Hispanic Heritage month ends on Oct. 16, which puts an end to the special celebrations held to honor the Hispanic Culture.

Bakersfield College hosted UCLA professor Eric Avila on Oct. 10 in the Levan Center. Avila obtained a doctorate degree in history from University of California Berkeley and is a professor of Chicano studies, history, and urban planning.

While the speech is framed around Avila’s second book “The Folklore of the Freeway,” he took time to explain the aspects he covers as a historian. He classified himself as a Los Angeles historian, this comes from his fascination with cities, and their construction, and the culture of the people that make up those cities.

“LA has always fascinated me, partly because my family history goes back many generations. [They lived] partly in LA, partly in the inland empire,” Avila said.

Avila expanded on the growing population that made LA the nation’s second-largest city. Approximately 200 years ago the population of the city was 3,000 people, now there are over 16 million people that reside in the cities that make up LA, such as Riverside, Long Beach, and those respective areas. His work reflects his study of 20th century structural and cultural events that made LA into the diverse, on-the-go city.

World War II brought many jobs to LA which shifted the city into mass urbanization.

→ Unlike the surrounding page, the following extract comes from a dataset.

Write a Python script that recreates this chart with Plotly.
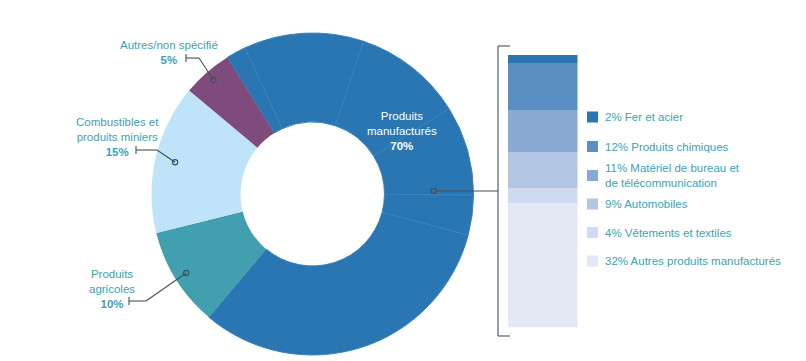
import math
import plotly.graph_objects as go

# ---------------- data ----------------
manuf_names = ["Fer et acier", "Produits chimiques",
               "Matériel de bureau et<br>de télécommunication",
               "Automobiles", "Vêtements et textiles", "Autres produits manufacturés"]
manuf_values = [2, 12, 11, 9, 4, 32]
manuf_colors = ["#2a76b3", "#5b8fc4", "#88a9d2", "#b2c5e2", "#d0daf0", "#e2e8f4"]

other_names = ["Produits<br>agricoles", "Combustibles et<br>produits miniers", "Autres/non spécifié"]
other_values = [10, 15, 5]
other_colors = ["#419fb0", "#bfe4f9", "#7f4b7d"]

manuf_label = "Produits<br>manufacturés"
manuf_total = sum(manuf_values)
manuf_pie_color = "#2a76b2"

# page geometry (the page body has an 8px margin)
OFF = 8
W, H = 798, 353
X0, X1 = OFF, OFF + W          # page x range covered by the figure
Y0, Y1 = OFF, OFF + H          # page y range covered by the figure

CX, CY, R = 312.5, 194, 161
HOLE = 0.447
ROT = -32  # start angle (degrees clockwise from 12 o'clock)
TEXT_COLOR = "#3ba2b8"
LINE_COLOR = "#434f59"
FONT = "Liberation Sans, Arial, sans-serif"
FS = 11.5


def px2paper_x(x):
    return (x - X0) / W


def px2paper_y(y):
    return (Y1 - y) / H


fig = go.Figure()

# donut
pie_values = manuf_values + other_values
pie_total = sum(pie_values)
pie_colors = [manuf_pie_color] * len(manuf_values) + other_colors
line_colors = ["#3a82bd"] * len(manuf_values) + ["rgba(0,0,0,0)"] * len(other_values)
line_widths = [1] * len(manuf_values) + [0] * len(other_values)
fig.add_trace(go.Pie(
    values=pie_values, sort=False, direction="clockwise", rotation=ROT,
    hole=HOLE, textinfo="none", showlegend=False, hoverinfo="skip",
    marker=dict(colors=pie_colors, line=dict(color=line_colors, width=line_widths)),
    domain=dict(x=[px2paper_x(CX - R), px2paper_x(CX + R)], y=[px2paper_y(CY + R), px2paper_y(CY - R)]),
))

# stacked bar of manufactured products
for name, v, c in zip(manuf_names, manuf_values, manuf_colors):
    fig.add_trace(go.Bar(x=[0], y=[v], marker=dict(color=c, line=dict(width=0)),
                         xaxis="x2", yaxis="y2", showlegend=False, hoverinfo="skip", width=1))

shapes = []
annotations = []


def angle_point(cum, radius):
    ang = math.radians(ROT + 360 * cum / pie_total)
    return CX + radius * math.sin(ang), CY - radius * math.cos(ang)


def dot(x, y):
    shapes.append(dict(type="circle", xref="x", yref="y", x0=x - 2.6, x1=x + 2.6, y0=y - 2.6, y1=y + 2.6,
                       line=dict(color=LINE_COLOR, width=1.2), fillcolor="rgba(0,0,0,0)", layer="above"))


def seg(x0, y0, x1, y1):
    shapes.append(dict(type="line", xref="x", yref="y", x0=x0, y0=y0, x1=x1, y1=y1,
                       line=dict(color=LINE_COLOR, width=1.1), layer="above"))


# outside labels for the other categories
cum = manuf_total
label_cfg = [  # (dot radius, elbow x, elbow y, tick x, text x, text y)
    (149, 146, 301, 129, 112, 289),
    (141, 157, 150, 136, 117, 137),
    (151, 199, 58, 186, 169, 52),
]
for (name, v), (rad, ex, ey, tx, lx, ly) in zip(zip(other_names, other_values), label_cfg):
    px, py = angle_point(cum + v / 2, rad)
    dot(px, py)
    seg(px, py, ex, ey)
    seg(ex, ey, tx, ey)
    seg(tx, ey - 4, tx, ey + 4)
    annotations.append(dict(x=lx, y=ly, xref="x", yref="y", showarrow=False, align="center",
                            text=f"{name}<br><b>{v}%</b>", yanchor="middle", xanchor="center",
                            font=dict(color=TEXT_COLOR, size=FS, family=FONT)))
    cum += v

# inside label for manufactured products
annotations.append(dict(x=402, y=131, xref="x", yref="y", showarrow=False, align="center",
                        text=f"{manuf_label}<br><b>{manuf_total}%</b>",
                        font=dict(color="white", size=FS, family=FONT)))

# connector to the bar and bracket
px, py = angle_point(sum(manuf_values[:4]) - 0.5, 121)
dot(px, py)
seg(px + 2.6, py, 498, py)
seg(498, 46, 498, 336)
seg(498, 46, 510, 46)
seg(498, 336, 510, 336)

# legend (manual)
legend_y = [117, 146.5, 175.5, 204, 232.5, 261]
for name, v, c, ly in zip(manuf_names, manuf_values, manuf_colors, legend_y):
    shapes.append(dict(type="rect", xref="x", yref="y", x0=587, x1=598, y0=ly - 5.5, y1=ly + 5.5,
                       fillcolor=c, line=dict(width=0)))
    annotations.append(dict(x=603, y=ly, xref="x", yref="y", showarrow=False, align="left",
                            xanchor="left", yanchor="middle", text=f"{v}% {name}",
                            font=dict(color=TEXT_COLOR, size=FS, family=FONT)))

fig.update_layout(
    width=W, height=H, margin=dict(l=0, r=0, t=0, b=0),
    paper_bgcolor="white", plot_bgcolor="rgba(0,0,0,0)",
    barmode="stack", bargap=0,
    xaxis=dict(range=[X0, X1], domain=[0, 1], visible=False, fixedrange=True),
    yaxis=dict(range=[Y1, Y0], domain=[0, 1], visible=False, fixedrange=True),
    xaxis2=dict(range=[-0.5, 0.5], domain=[px2paper_x(507.5), px2paper_x(577.5)], visible=False, anchor="y2"),
    yaxis2=dict(range=[manuf_total, 0], domain=[px2paper_y(327.3), px2paper_y(54.5)], visible=False, anchor="x2"),
    shapes=shapes, annotations=annotations,
    font=dict(family=FONT, size=FS, color=TEXT_COLOR),
    showlegend=False,
)

fig.write_html("out.html")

Homeowners associations were created, a decade before the war, to promote suburban homeowning.

“World War II was kind of a radical shift for LA. It made LA modern,” Avila said.

Amongst the numerous jobs brought to LA as a result of the war, freeways were also added into the city. The freeway projects began in the 1930s when government agency organizations would go from house to house and take a census of the household. If it was a racially or culturally diverse neighborhood, it was automatically marked as red, meaning that it was unfit for the government to invest in. This deemed the red neighborhoods good for the construction of a freeway.

“If you look at a map of freeways in Los Angeles, you can see that freeways impacted certain neighborhoods in highly destructive ways, particularly urban neighborhoods and particularly minority neighborhoods,” Avila said.

Boil Heights was a very diverse and rich in culture neighborhood that got surrounded by freeways due to it being marked as a red neighborhood. The freeway system gave the government an easy way to rope the minority people into an area of their own.